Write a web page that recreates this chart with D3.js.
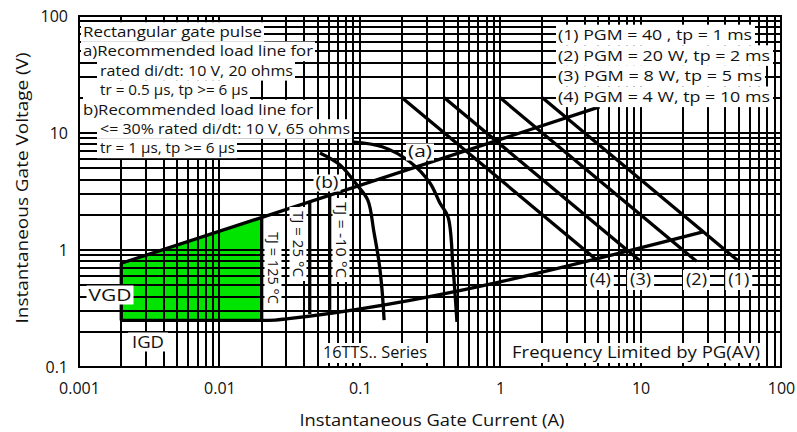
<!DOCTYPE html>
<html><head><meta charset="utf-8">
<script src="https://cdn.jsdelivr.net/npm/d3@7"></script>
<style>body{margin:0;background:#fff} text{font-family:"Open Sans",sans-serif;fill:#111}</style>
</head><body><svg id="c" width="797" height="432"></svg>
<script>
// ---------- data ----------
const xTicks = [0.001, 0.01, 0.1, 1, 10, 100];
const xTickLabels = ["0.001", "0.01", "0.1", "1", "10", "100"];
const yTicks = [0.1, 1, 10, 100];
const yTickLabels = ["0.1", "1", "10", "100"];

const gateRegion = [[0.002, 0.25], [0.002, 0.77], [0.02, 1.91], [0.02, 0.25]];
const loadLine = [[0.002, 0.77], [5.1, 16.7]];
const lowerLine = [[0.002, 0.25], [0.02, 0.25], [0.025, 0.252], [0.03, 0.258], [27.8, 1.43]];
const tj125 = [[0.02, 1.91], [0.02, 0.25]];
const tj25 = [[0.044, 2.58], [0.044, 0.284]];
const tjm10 = [[0.061, 2.94], [0.061, 0.308]];
const curveA = [[0.088, 8.38], [0.146, 7.59], [0.228, 5.65], [0.316, 3.74], [0.372, 2.52], [0.425, 1.91], [0.461, 0.716], [0.492, 0.243]];
const curveB = [[0.052, 6.75], [0.0723, 5.33], [0.0955, 3.59], [0.114, 2.67], [0.126, 1.43], [0.137, 0.789], [0.144, 0.455], [0.149, 0.252]];
const pgm1 = [[2, 20], [50, 0.8]];
const pgm2 = [[1, 20], [25, 0.8]];
const pgm3 = [[0.4, 20], [10, 0.8]];
const pgm4 = [[0.2, 20], [5, 0.8]];
const pgmLabels = ["(1)", "(2)", "(3)", "(4)"];

const noteLines = ["Rectangular gate pulse", "a)Recommended load line for", "rated di/dt: 10 V, 20 ohms",
  "tr = 0.5 µs, tp >= 6 µs", "b)Recommended load line for", "<= 30% rated di/dt: 10 V, 65 ohms", "tr = 1 µs, tp >= 6 µs"];
const legendLines = ["(1) PGM = 40 , tp = 1 ms", "(2) PGM = 20 W, tp = 2 ms", "(3) PGM = 8 W, tp = 5 ms", "(4) PGM = 4 W, tp = 10 ms"];

// ---------- layout ----------
const svg = d3.select("#c");
const L = 79, R = 781, T = 16, B = 367;
const x = d3.scaleLog().domain([0.001, 100]).range([L, R]);
const y = d3.scaleLog().domain([0.1, 100]).range([B, T]);
const line = d3.line().x(d => x(d[0])).y(d => y(d[1]));

// green region
svg.append("path").attr("d", line(gateRegion) + "Z").attr("fill", "#00e400");

// grid (snapped to whole pixels for crisp 2px lines)
const g = svg.append("g").attr("stroke", "#000").attr("stroke-width", 2);
x.ticks().forEach(v => { const p = Math.round(x(v)); g.append("line").attr("x1", p).attr("x2", p).attr("y1", T).attr("y2", B); });
y.ticks().forEach(v => { const p = Math.round(y(v)); g.append("line").attr("y1", p).attr("y2", p).attr("x1", L).attr("x2", R); });
svg.append("rect").attr("x", L).attr("y", T).attr("width", R - L).attr("height", B - T)
  .attr("fill", "none").attr("stroke", "#000").attr("stroke-width", 2);

// curves
const thick = (d, c) => svg.append("path").attr("d", (c ? line.curve(c) : line.curve(d3.curveLinear))(d))
  .attr("fill", "none").attr("stroke", "#000").attr("stroke-width", 3.3).attr("stroke-linejoin", "round");
thick(gateRegion.slice(0, 2));
thick(loadLine);
thick(lowerLine, d3.curveMonotoneX);
thick(tj125); thick(tj25); thick(tjm10);
thick(curveA, d3.curveCatmullRom);
thick(curveB, d3.curveCatmullRom);
[pgm1, pgm2, pgm3, pgm4].forEach(p => thick(p));
line.curve(d3.curveLinear);

// labels with white boxes
function label(txt, cx, cy, opts) {
  opts = opts || {};
  const fs = opts.fs || 15;
  const grp = svg.append("g");
  if (opts.rot) grp.attr("transform", `translate(${cx},${cy}) rotate(${opts.rot})`);
  else grp.attr("transform", `translate(${cx},${cy})`);
  const anchor = opts.anchor || "start";
  const t = grp.append("text").text(txt).attr("font-size", fs).attr("dy", "0.35em").attr("text-anchor", anchor);
  if (opts.w) t.attr("textLength", opts.w).attr("lengthAdjust", "spacingAndGlyphs");
  const w = opts.w || t.node().getComputedTextLength();
  const x0 = anchor === "middle" ? -w / 2 : anchor === "end" ? -w : 0;
  if (opts.box !== false) {
    const padL = opts.padL == null ? 2 : opts.padL, padR = opts.padR == null ? 2 : opts.padR;
    const h = opts.h || 19;
    grp.insert("rect", "text").attr("x", x0 - padL).attr("y", -h / 2).attr("width", w + padL + padR).attr("height", h).attr("fill", "#fff");
  }
  return t;
}

// notes (top-left)
const noteX = [83, 83, 100, 100, 83, 100, 100];
const noteW = [179, 230, 193, 148, 230, 250, 135];
const notePadL = [2, 2, 3, 17, 2, 3, 3];
noteLines.forEach((s, i) => label(s, noteX[i], 32 + i * 19.4, {w: noteW[i], padL: notePadL[i], h: 19.6, fs: 14.2}));

// legend (top-right)
const legW = [194, 212, 204, 212];
legendLines.forEach((s, i) => label(s, 558, 35 + i * 20.6, {w: legW[i], h: 20.6, padR: 3, fs: 15}));

// power line labels
[pgm1, pgm2, pgm3, pgm4].forEach((p, i) => label(pgmLabels[i], x(p[1][0]) + (i === 3 ? 2 : 0), 280, {anchor: "middle", w: 21, h: 20, padL: 3, padR: 3, fs: 15.5}));

label("(a)", 420, 152, {anchor: "middle", w: 24, h: 17, fs: 15.5});
label("(b)", 327, 183, {anchor: "middle", w: 23, h: 17, fs: 15.5});
label("VGD", 110, 295, {anchor: "middle", w: 43, fs: 16.5, h: 19});
label("IGD", 148, 342, {anchor: "middle", w: 32, fs: 16.5, h: 19, padL: 4, padR: 4});
label("TJ = 125 °C", 273, 268, {anchor: "middle", rot: 90, w: 72, fs: 14, h: 17, padL: 4, padR: 4});
label("TJ = 25 °C", 298, 244, {anchor: "middle", rot: 90, w: 66, fs: 14, h: 17, padL: 4, padR: 4});
label("TJ = -10 °C", 341, 240, {anchor: "middle", rot: 90, w: 76, fs: 14, h: 17, padL: 4, padR: 4});
label("16TTS.. Series", 323, 353, {w: 104, h: 20, fs: 15.5});
label("Frequency Limited by PG(AV)", 512, 353, {w: 248, h: 20, fs: 15.5});

// axes
const xAxis = d3.axisBottom(x).tickValues(xTicks).tickSize(0).tickPadding(16)
  .tickFormat((d, i) => xTickLabels[i]);
const xa = svg.append("g").attr("transform", `translate(0,${B})`).call(xAxis);
xa.select(".domain").remove();
xa.selectAll("text").attr("font-size", 16).attr("font-family", "Open Sans").attr("fill", "#111");
const yAxis = d3.axisLeft(y).tickValues(yTicks).tickSize(0).tickPadding(11)
  .tickFormat((d, i) => yTickLabels[i]);
const ya = svg.append("g").attr("transform", `translate(${L},0)`).call(yAxis);
ya.select(".domain").remove();
ya.selectAll("text").attr("font-size", 16).attr("font-family", "Open Sans").attr("fill", "#111");

svg.append("text").text("Instantaneous Gate Current (A)").attr("x", 432).attr("y", 420)
  .attr("dy", "0.35em").attr("text-anchor", "middle").attr("font-size", 16)
  .attr("textLength", 265).attr("lengthAdjust", "spacingAndGlyphs");
svg.append("text").text("Instantaneous Gate Voltage (V)")
  .attr("transform", "translate(22,188) rotate(-90)")
  .attr("dy", "0.35em").attr("text-anchor", "middle").attr("font-size", 16)
  .attr("textLength", 271).attr("lengthAdjust", "spacingAndGlyphs");
</script></body></html>
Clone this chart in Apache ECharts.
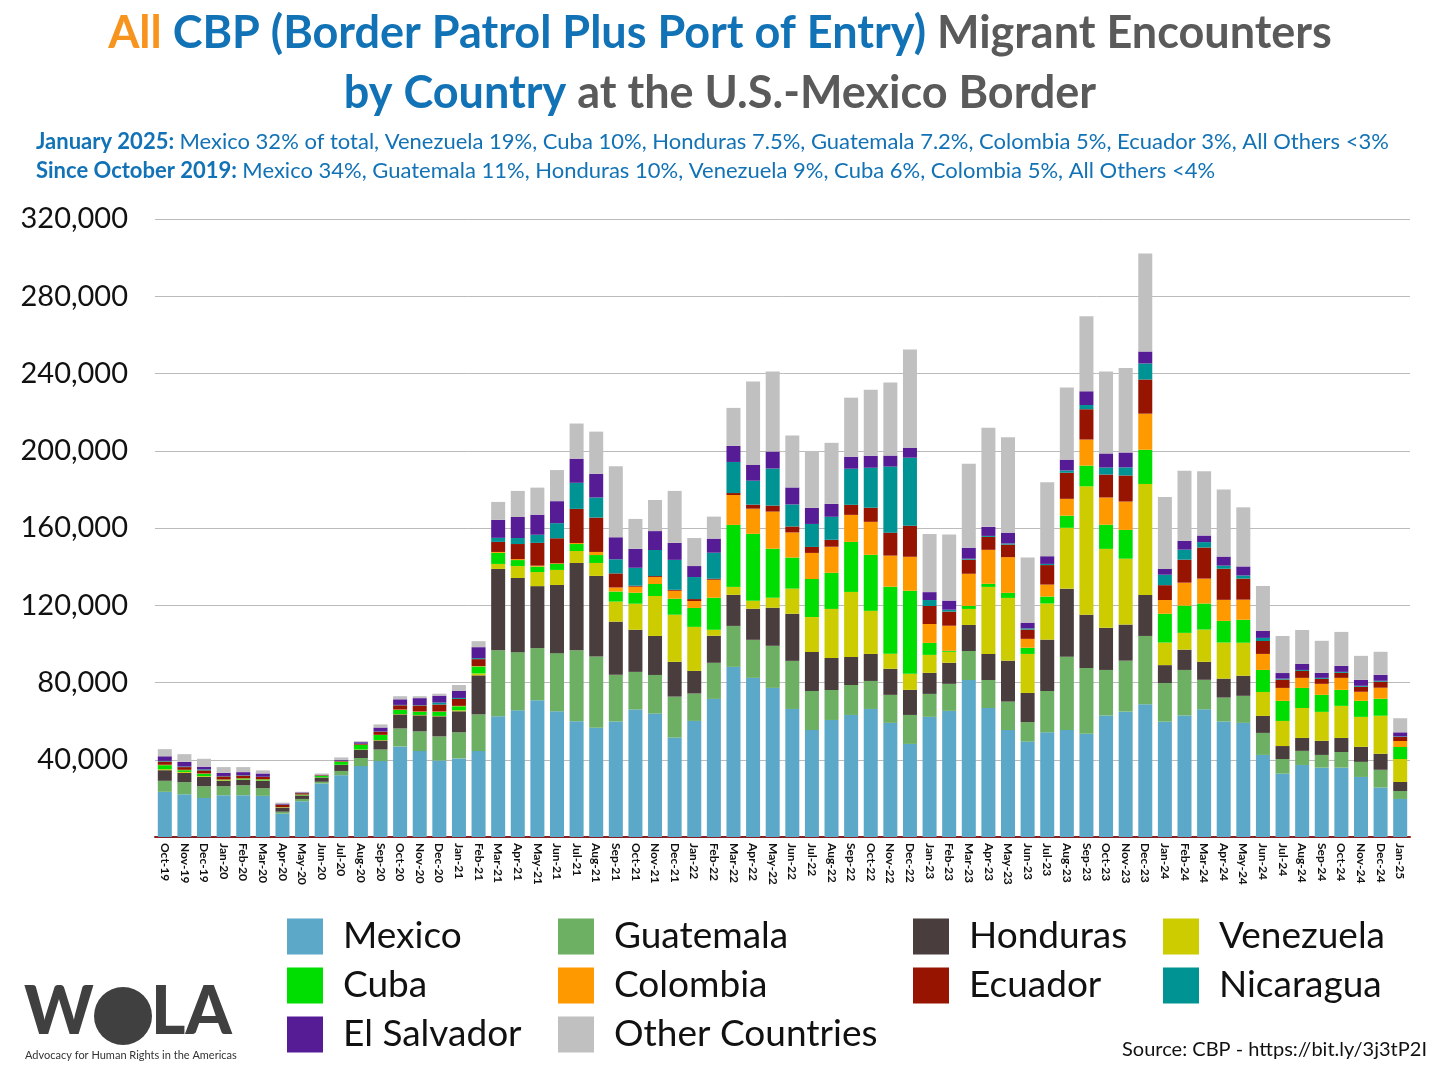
<!DOCTYPE html>
<html>
<head>
<meta charset="utf-8">
<script src="https://cdn.jsdelivr.net/npm/echarts/dist/echarts.min.js"></script>
<style>
html,body{margin:0;padding:0;background:#fff;}
#chart{width:1440px;height:1080px;}
</style>
</head>
<body>
<div id="chart"></div>
<script>
// Values in thousands of encounters
const categories = ['Oct-19','Nov-19','Dec-19','Jan-20','Feb-20','Mar-20','Apr-20','May-20','Jun-20','Jul-20','Aug-20','Sep-20',
'Oct-20','Nov-20','Dec-20','Jan-21','Feb-21','Mar-21','Apr-21','May-21','Jun-21','Jul-21','Aug-21','Sep-21',
'Oct-21','Nov-21','Dec-21','Jan-22','Feb-22','Mar-22','Apr-22','May-22','Jun-22','Jul-22','Aug-22','Sep-22',
'Oct-22','Nov-22','Dec-22','Jan-23','Feb-23','Mar-23','Apr-23','May-23','Jun-23','Jul-23','Aug-23','Sep-23',
'Oct-23','Nov-23','Dec-23','Jan-24','Feb-24','Mar-24','Apr-24','May-24','Jun-24','Jul-24','Aug-24','Sep-24',
'Oct-24','Nov-24','Dec-24','Jan-25'];

const mexico = [23.4,22.1,20.2,21.6,21.6,21.3,12.1,18.5,27.7,32.0,36.7,39.3,46.9,44.5,39.6,40.7,44.5,62.5,65.6,70.8,65.1,59.9,56.6,59.8,66.0,63.9,51.5,60.1,71.5,88.1,82.4,77.2,66.3,55.4,60.6,63.2,66.3,59.1,48.2,62.2,65.3,81.3,66.8,55.4,49.4,54.2,55.4,53.4,62.9,64.9,68.8,59.7,62.9,66.1,59.8,59.1,42.5,32.8,37.3,35.9,35.9,31.1,25.6,19.7];
const guatemala = [5.7,6.3,6.1,4.7,5.2,4.0,1.0,1.2,0.9,2.2,4.2,6.0,9.3,10.2,12.5,13.5,19.0,34.2,30.1,27.0,30.1,36.8,36.8,24.2,19.5,20.0,21.2,14.2,18.7,21.2,19.7,21.8,24.9,20.2,15.5,15.5,14.5,14.5,15.0,11.9,14.0,15.0,14.5,14.7,10.1,21.4,37.9,34.1,23.6,26.4,35.3,20.0,23.6,15.3,12.4,14.0,11.4,7.6,7.3,6.6,8.1,7.8,9.2,4.1];
const honduras = [5.5,4.8,4.8,2.8,2.8,3.8,2.1,1.8,2.2,3.1,4.2,4.7,7.3,8.3,10.4,10.9,20.2,42.1,38.4,32.1,35.3,45.2,41.8,27.5,21.8,20.2,18.0,11.7,14.0,16.1,16.1,19.7,24.4,20.2,16.6,14.5,14.0,13.5,13.0,10.9,10.9,13.5,13.5,21.2,15.1,26.6,35.3,27.6,21.8,18.7,21.2,9.3,10.5,9.3,9.8,10.4,8.8,6.7,6.7,7.3,7.3,7.8,8.3,4.7];
const venezuela = [0.5,0.5,0.4,0.3,0.2,0.2,0.1,0.1,0.1,0.1,0.2,0.2,0.2,0.2,0.2,0.5,1.0,2.6,6.2,7.3,7.8,6.2,6.7,10.4,13.5,20.7,24.4,22.8,3.1,4.1,4.1,5.2,13.0,18.1,25.4,33.7,22.3,7.8,8.3,9.3,5.7,8.3,34.7,32.5,20.2,18.7,31.5,66.5,40.9,34.1,57.5,11.7,8.7,16.7,18.7,17.1,12.4,13.0,15.5,15.0,16.6,15.5,19.7,11.9];
const cuba = [2.1,0.9,1.2,0.3,0.5,0.5,0.1,0.3,0.7,1.6,2.4,2.6,2.1,1.6,2.1,2.1,3.6,5.7,3.1,2.8,3.1,3.6,4.1,5.2,5.7,6.2,8.3,9.8,16.6,32.1,34.7,25.4,16.1,19.7,18.7,25.9,29.0,34.7,43.0,6.2,0.5,1.6,1.6,2.6,3.2,3.6,6.3,10.7,12.5,14.9,17.7,14.9,14.1,13.5,11.2,11.9,11.4,10.4,10.4,8.8,8.3,8.3,8.8,6.2];
const colombia = [0.2,0.2,0.2,0.1,0.1,0.1,0.1,0.1,0.1,0.1,0.1,0.1,0.2,0.2,0.2,0.2,0.2,0.5,0.5,0.5,0.3,0.5,1.6,2.1,3.1,3.6,4.1,3.6,9.3,15.5,13.0,19.2,13.0,13.5,13.5,14.0,17.1,16.1,17.6,9.8,13.0,16.6,17.6,18.5,4.6,6.2,8.7,13.5,14.1,14.7,18.7,7.1,11.9,12.9,10.9,10.4,8.3,6.7,5.2,5.7,6.2,4.7,5.7,3.1];
const ecuador = [1.7,1.4,1.6,1.6,1.4,1.2,1.2,0.7,0.3,0.3,0.4,1.6,2.2,3.1,3.6,3.6,3.6,5.2,7.8,11.8,13.0,17.7,17.8,7.3,0.5,0.5,0.5,1.0,0.5,1.0,2.1,3.1,3.1,3.1,3.6,5.2,7.3,11.9,16.1,9.3,7.3,7.3,6.7,6.5,4.8,10.1,13.5,15.7,11.9,13.5,17.7,7.7,11.9,16.1,16.1,10.9,6.7,4.3,3.6,2.6,2.6,2.6,3.1,2.1];
const nicaragua = [0.3,0.3,0.5,0.2,0.2,0.1,0.1,0.1,0.1,0.1,0.1,0.1,0.2,0.2,1.0,0.5,0.5,2.1,3.1,4.2,7.8,13.5,10.4,7.3,9.3,13.5,15.5,11.4,13.5,16.1,12.4,19.2,11.4,11.9,11.9,18.7,20.7,34.2,35.2,3.1,1.0,0.5,0.5,0.6,0.6,0.6,1.2,2.2,3.6,4.2,8.3,5.4,5.2,2.8,1.6,1.6,1.6,0.5,0.5,0.5,0.5,0.5,0.5,0.3];
const elSalvador = [2.4,2.4,1.4,1.6,1.6,1.7,0.5,0.3,0.2,0.5,0.8,2.1,2.9,3.6,3.6,3.6,5.7,9.3,10.9,10.4,11.4,12.5,12.3,11.4,9.8,9.8,8.8,5.7,7.3,8.3,8.3,8.8,8.8,8.3,6.7,6.2,6.2,5.7,5.2,4.1,4.7,5.7,4.7,5.6,3.0,4.0,5.6,7.1,7.3,7.7,6.2,3.0,4.6,3.4,4.7,4.7,3.6,2.9,3.1,2.6,3.1,3.1,3.1,2.1];
const others = [3.7,4.0,4.1,3.0,2.6,1.6,0.5,0.3,0.6,1.2,0.5,1.6,1.6,1.0,1.0,3.1,3.1,9.3,13.5,14.0,16.1,18.2,21.8,36.8,15.5,16.1,26.9,14.5,11.4,19.7,43.0,41.5,26.9,29.5,31.6,30.6,34.2,37.8,50.8,30.1,34.2,43.5,51.3,49.4,33.7,38.3,37.3,38.9,42.5,43.7,50.8,37.3,36.3,33.3,34.7,30.6,23.3,19.2,17.6,16.6,17.6,12.4,11.9,7.3];

const yTicks = [0, 40000, 80000, 120000, 160000, 200000, 240000, 280000, 320000];

const seriesDefs = [
  ['Mexico', mexico, '#5BA8C9'],
  ['Guatemala', guatemala, '#6DAF63'],
  ['Honduras', honduras, '#4A3D3D'],
  ['Venezuela', venezuela, '#CCCC00'],
  ['Cuba', cuba, '#00DD00'],
  ['Colombia', colombia, '#FF9900'],
  ['Ecuador', ecuador, '#961400'],
  ['Nicaragua', nicaragua, '#009393'],
  ['El Salvador', elSalvador, '#561C96'],
  ['Other Countries', others, '#C0C0C0']
];

const FONT = 'Lato';
const blue = '#1272B6';
const gray = '#5A5A5A';

const legendBase = {
  orient: 'vertical', top: 918, itemWidth: 36, itemHeight: 36, itemGap: 12, padding: 0,
  icon: 'rect', selectedMode: false,
  textStyle: { fontFamily: FONT, fontSize: 37, color: '#111', padding: [0, 0, 0, 15] }
};

const chart = echarts.init(document.getElementById('chart'), null, { renderer: 'canvas' });
chart.setOption({
  animation: false,
  backgroundColor: '#fff',
  title: [
    { left: 'center', top: 11, padding: 0,
      text: '{o|All }{b|CBP (Border Patrol Plus Port of Entry) }{g|Migrant Encounters}',
      textStyle: { rich: {
        o: { color: '#F7941D', fontSize: 45, fontWeight: 'bold', fontFamily: FONT },
        b: { color: blue, fontSize: 45, fontWeight: 'bold', fontFamily: FONT },
        g: { color: gray, fontSize: 45, fontWeight: 'bold', fontFamily: FONT } } } },
    { left: 'center', top: 71, padding: 0,
      text: '{b|by Country }{g|at the U.S.-Mexico Border}',
      textStyle: { rich: {
        b: { color: blue, fontSize: 45, fontWeight: 'bold', fontFamily: FONT },
        g: { color: gray, fontSize: 45, fontWeight: 'bold', fontFamily: FONT } } } },
    { left: 36, top: 131, padding: 0,
      text: '{h|January 2025: }{t|Mexico 32% of total, Venezuela 19%, Cuba 10%, Honduras 7.5%, Guatemala 7.2%, Colombia 5%, Ecuador 3%, All Others <3%}',
      textStyle: { rich: {
        h: { color: blue, fontSize: 22, fontWeight: 'bold', fontFamily: FONT },
        t: { color: blue, fontSize: 22, fontWeight: 'normal', fontFamily: FONT } } } },
    { left: 36, top: 160, padding: 0,
      text: '{h|Since October 2019: }{t|Mexico 34%, Guatemala 11%, Honduras 10%, Venezuela 9%, Cuba 6%, Colombia 5%, All Others <4%}',
      textStyle: { rich: {
        h: { color: blue, fontSize: 22, fontWeight: 'bold', fontFamily: FONT },
        t: { color: blue, fontSize: 22, fontWeight: 'normal', fontFamily: FONT } } } }
  ],
  legend: [
    Object.assign({}, legendBase, { left: 287, data: ['Mexico', 'Cuba', 'El Salvador'] }),
    Object.assign({}, legendBase, { left: 558, data: ['Guatemala', 'Colombia', 'Other Countries'] }),
    Object.assign({}, legendBase, { left: 913, data: ['Honduras', 'Ecuador'] }),
    Object.assign({}, legendBase, { left: 1163, data: ['Venezuela', 'Nicaragua'] })
  ],
  grid: { left: 155, right: 30, top: 219, bottom: 243, containLabel: false },
  xAxis: {
    type: 'category', data: categories,
    axisLine: { lineStyle: { color: '#8B1E1E', width: 2 } },
    axisTick: { show: false },
    axisLabel: { interval: 0, rotate: -90, margin: 6, fontSize: 12, fontWeight: 'bold', color: '#111', fontFamily: FONT }
  },
  yAxis: {
    type: 'value', min: yTicks[0], max: yTicks[yTicks.length - 1], interval: yTicks[1] - yTicks[0],
    axisLine: { show: false }, axisTick: { show: false },
    splitLine: { lineStyle: { color: '#BBBBBB', width: 1 } },
    axisLabel: { fontSize: 29, color: '#111', margin: 27, fontFamily: FONT,
      formatter: v => v === 0 ? '' : v.toLocaleString('en-US') }
  },
  series: seriesDefs.map(([name, arr, color]) => ({
    name, type: 'bar', stack: 'total', barWidth: 14,
    itemStyle: { color },
    data: arr.map(v => Math.round(v * 1000))
  })),
  graphic: [
    { type: 'text', left: 24, top: 980, style: { text: 'W', font: '900 66px Lato', fill: '#404040' } },
    { type: 'circle', shape: { cx: 123, cy: 1016, r: 29 }, style: { fill: '#404040' } },
    { type: 'text', left: 151, top: 980, style: { text: 'LA', font: '900 66px Lato', fill: '#404040' } },
    { type: 'text', left: 25, top: 1050, style: { text: 'Advocacy for Human Rights in the Americas', font: '11px Lato', fill: '#333' } },
    { type: 'text', right: 13, top: 1040, style: { text: 'Source: CBP - https://bit.ly/3j3tP2I', font: '20px Lato', fill: '#111' } }
  ]
});
</script>
</body>
</html>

···

- WORK INSTRUCTIONS
From the entries above, pull out each line that includes "with".

- RESPONSE TO THIS TASK
Write a web page that recreates this chart with D3.js.
// labels with white boxes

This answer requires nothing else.